### Supplied information
BEGIN

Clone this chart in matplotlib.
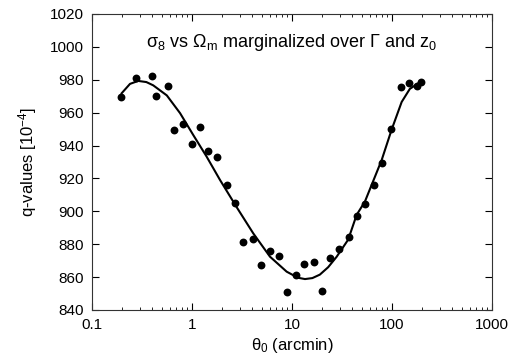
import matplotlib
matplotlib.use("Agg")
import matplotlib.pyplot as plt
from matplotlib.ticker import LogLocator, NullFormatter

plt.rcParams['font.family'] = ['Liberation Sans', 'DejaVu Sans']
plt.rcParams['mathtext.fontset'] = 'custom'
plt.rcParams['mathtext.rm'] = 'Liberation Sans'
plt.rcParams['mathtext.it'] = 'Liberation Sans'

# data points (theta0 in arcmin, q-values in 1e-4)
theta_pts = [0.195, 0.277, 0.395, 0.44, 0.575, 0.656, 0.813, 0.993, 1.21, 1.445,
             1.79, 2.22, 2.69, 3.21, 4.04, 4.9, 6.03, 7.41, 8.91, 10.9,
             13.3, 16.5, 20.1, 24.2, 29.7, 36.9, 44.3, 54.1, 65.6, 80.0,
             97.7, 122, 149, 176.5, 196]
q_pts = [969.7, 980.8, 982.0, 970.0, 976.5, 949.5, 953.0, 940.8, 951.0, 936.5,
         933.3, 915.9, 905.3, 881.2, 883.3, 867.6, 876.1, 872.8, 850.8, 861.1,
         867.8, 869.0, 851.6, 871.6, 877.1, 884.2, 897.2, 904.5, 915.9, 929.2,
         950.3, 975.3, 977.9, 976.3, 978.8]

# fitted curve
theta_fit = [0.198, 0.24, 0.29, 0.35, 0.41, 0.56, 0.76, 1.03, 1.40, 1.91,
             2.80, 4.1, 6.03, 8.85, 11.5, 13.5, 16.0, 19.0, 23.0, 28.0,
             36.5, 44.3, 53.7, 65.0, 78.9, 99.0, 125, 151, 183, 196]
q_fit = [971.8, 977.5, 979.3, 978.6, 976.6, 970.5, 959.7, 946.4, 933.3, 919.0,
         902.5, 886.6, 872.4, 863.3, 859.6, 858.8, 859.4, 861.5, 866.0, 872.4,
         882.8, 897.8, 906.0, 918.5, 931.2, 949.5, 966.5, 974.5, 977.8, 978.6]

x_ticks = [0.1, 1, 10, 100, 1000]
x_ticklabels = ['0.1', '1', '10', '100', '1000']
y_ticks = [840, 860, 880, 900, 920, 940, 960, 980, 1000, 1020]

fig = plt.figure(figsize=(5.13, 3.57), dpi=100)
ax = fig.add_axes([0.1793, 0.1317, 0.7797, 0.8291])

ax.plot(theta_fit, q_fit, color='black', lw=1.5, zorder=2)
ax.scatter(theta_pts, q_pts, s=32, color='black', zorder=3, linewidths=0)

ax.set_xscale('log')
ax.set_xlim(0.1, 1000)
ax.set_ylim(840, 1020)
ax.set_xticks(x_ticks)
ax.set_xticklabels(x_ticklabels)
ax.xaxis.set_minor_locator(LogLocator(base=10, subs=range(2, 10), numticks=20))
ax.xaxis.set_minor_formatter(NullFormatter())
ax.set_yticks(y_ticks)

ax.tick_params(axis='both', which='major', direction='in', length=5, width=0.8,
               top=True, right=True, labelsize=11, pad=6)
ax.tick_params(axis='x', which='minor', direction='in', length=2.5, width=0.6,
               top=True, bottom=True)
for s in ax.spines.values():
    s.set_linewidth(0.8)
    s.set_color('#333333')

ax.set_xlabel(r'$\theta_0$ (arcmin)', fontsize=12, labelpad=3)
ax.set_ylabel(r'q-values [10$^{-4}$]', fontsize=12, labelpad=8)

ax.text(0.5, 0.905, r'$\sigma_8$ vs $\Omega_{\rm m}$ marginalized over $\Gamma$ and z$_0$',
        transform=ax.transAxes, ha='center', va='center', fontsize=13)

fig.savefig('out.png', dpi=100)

END

In the copy, include no pictures; restate the listing above exactly.

Clone this chart in matplotlib.
import matplotlib
matplotlib.use("Agg")
import matplotlib.pyplot as plt
from matplotlib.ticker import LogLocator, NullFormatter

plt.rcParams['font.family'] = ['Liberation Sans', 'DejaVu Sans']
plt.rcParams['mathtext.fontset'] = 'custom'
plt.rcParams['mathtext.rm'] = 'Liberation Sans'
plt.rcParams['mathtext.it'] = 'Liberation Sans'

# data points (theta0 in arcmin, q-values in 1e-4)
theta_pts = [0.195, 0.277, 0.395, 0.44, 0.575, 0.656, 0.813, 0.993, 1.21, 1.445,
             1.79, 2.22, 2.69, 3.21, 4.04, 4.9, 6.03, 7.41, 8.91, 10.9,
             13.3, 16.5, 20.1, 24.2, 29.7, 36.9, 44.3, 54.1, 65.6, 80.0,
             97.7, 122, 149, 176.5, 196]
q_pts = [969.7, 980.8, 982.0, 970.0, 976.5, 949.5, 953.0, 940.8, 951.0, 936.5,
         933.3, 915.9, 905.3, 881.2, 883.3, 867.6, 876.1, 872.8, 850.8, 861.1,
         867.8, 869.0, 851.6, 871.6, 877.1, 884.2, 897.2, 904.5, 915.9, 929.2,
         950.3, 975.3, 977.9, 976.3, 978.8]

# fitted curve
theta_fit = [0.198, 0.24, 0.29, 0.35, 0.41, 0.56, 0.76, 1.03, 1.40, 1.91,
             2.80, 4.1, 6.03, 8.85, 11.5, 13.5, 16.0, 19.0, 23.0, 28.0,
             36.5, 44.3, 53.7, 65.0, 78.9, 99.0, 125, 151, 183, 196]
q_fit = [971.8, 977.5, 979.3, 978.6, 976.6, 970.5, 959.7, 946.4, 933.3, 919.0,
         902.5, 886.6, 872.4, 863.3, 859.6, 858.8, 859.4, 861.5, 866.0, 872.4,
         882.8, 897.8, 906.0, 918.5, 931.2, 949.5, 966.5, 974.5, 977.8, 978.6]

x_ticks = [0.1, 1, 10, 100, 1000]
x_ticklabels = ['0.1', '1', '10', '100', '1000']
y_ticks = [840, 860, 880, 900, 920, 940, 960, 980, 1000, 1020]

fig = plt.figure(figsize=(5.13, 3.57), dpi=100)
ax = fig.add_axes([0.1793, 0.1317, 0.7797, 0.8291])

ax.plot(theta_fit, q_fit, color='black', lw=1.5, zorder=2)
ax.scatter(theta_pts, q_pts, s=32, color='black', zorder=3, linewidths=0)

ax.set_xscale('log')
ax.set_xlim(0.1, 1000)
ax.set_ylim(840, 1020)
ax.set_xticks(x_ticks)
ax.set_xticklabels(x_ticklabels)
ax.xaxis.set_minor_locator(LogLocator(base=10, subs=range(2, 10), numticks=20))
ax.xaxis.set_minor_formatter(NullFormatter())
ax.set_yticks(y_ticks)

ax.tick_params(axis='both', which='major', direction='in', length=5, width=0.8,
               top=True, right=True, labelsize=11, pad=6)
ax.tick_params(axis='x', which='minor', direction='in', length=2.5, width=0.6,
               top=True, bottom=True)
for s in ax.spines.values():
    s.set_linewidth(0.8)
    s.set_color('#333333')

ax.set_xlabel(r'$\theta_0$ (arcmin)', fontsize=12, labelpad=3)
ax.set_ylabel(r'q-values [10$^{-4}$]', fontsize=12, labelpad=8)

ax.text(0.5, 0.905, r'$\sigma_8$ vs $\Omega_{\rm m}$ marginalized over $\Gamma$ and z$_0$',
        transform=ax.transAxes, ha='center', va='center', fontsize=13)

fig.savefig('out.png', dpi=100)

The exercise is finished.